ACOSS in partnership with University of New South Wales and with co-funding contributions from ACF’s Impact Fund, Social Justice Fund, Hart Line Fund and Raettvisa Fund have undertaken a study into the causes of poverty and inequality in Australia. The study aims to find policy answers and actions to reduce these social and economic problems.
Impact Fund partner ACOSS launches inequality report
Almost 3 million people live below the internationally accepted poverty line, and over 700,000 of these people are children. The latest OECD Economic Survey of Australia reports that inequality has risen in this country, and that the level of poverty is unacceptably high.
With high quality research, policy development and advocacy, this partnership aims to focus national attention on poverty and inequality. It monitors trends in poverty and inequality over time and explore the drivers of poverty and inequality to inform effective action to eliminate these problems.
The latest Inequality in Australia report released on Tuesday 31 July 2018 shows a country increasingly divided. The report found that a person with a household income in the highest 20% of the population has five times the disposable income of the lowest 20%.

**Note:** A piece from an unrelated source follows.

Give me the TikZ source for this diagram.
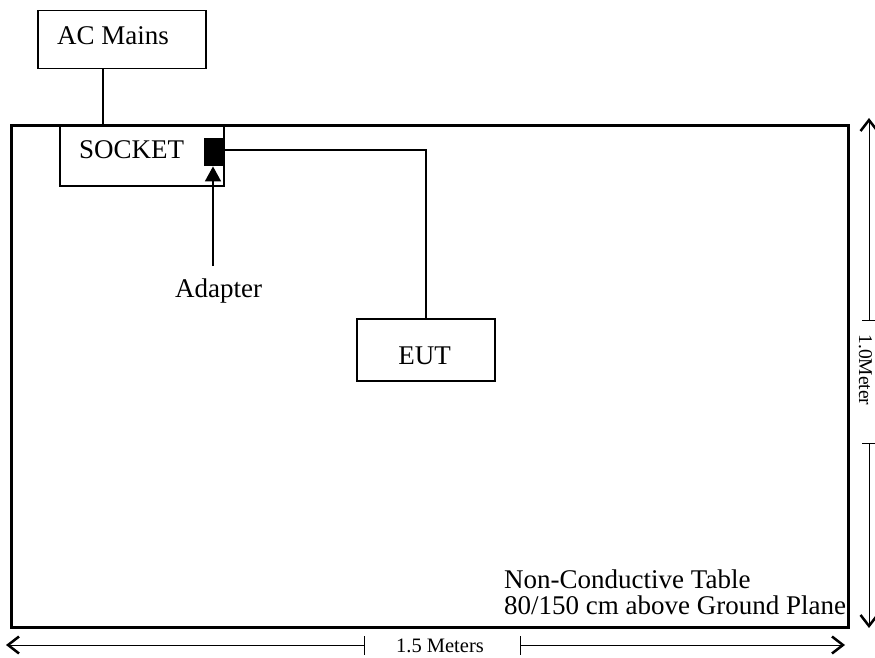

ACOSS chief executive Cassandra Goldie said “Our finding that those in the highest 1% earn as much in a fortnight as a those in the lowest 5% in a year deeply challenges our sense of Australia as an egalitarian country.”
“The Australian experience in recent decades shows that inequality has increased strongly in economic boom times and flattened with a slower economy and slow wage growth across the board,” she said.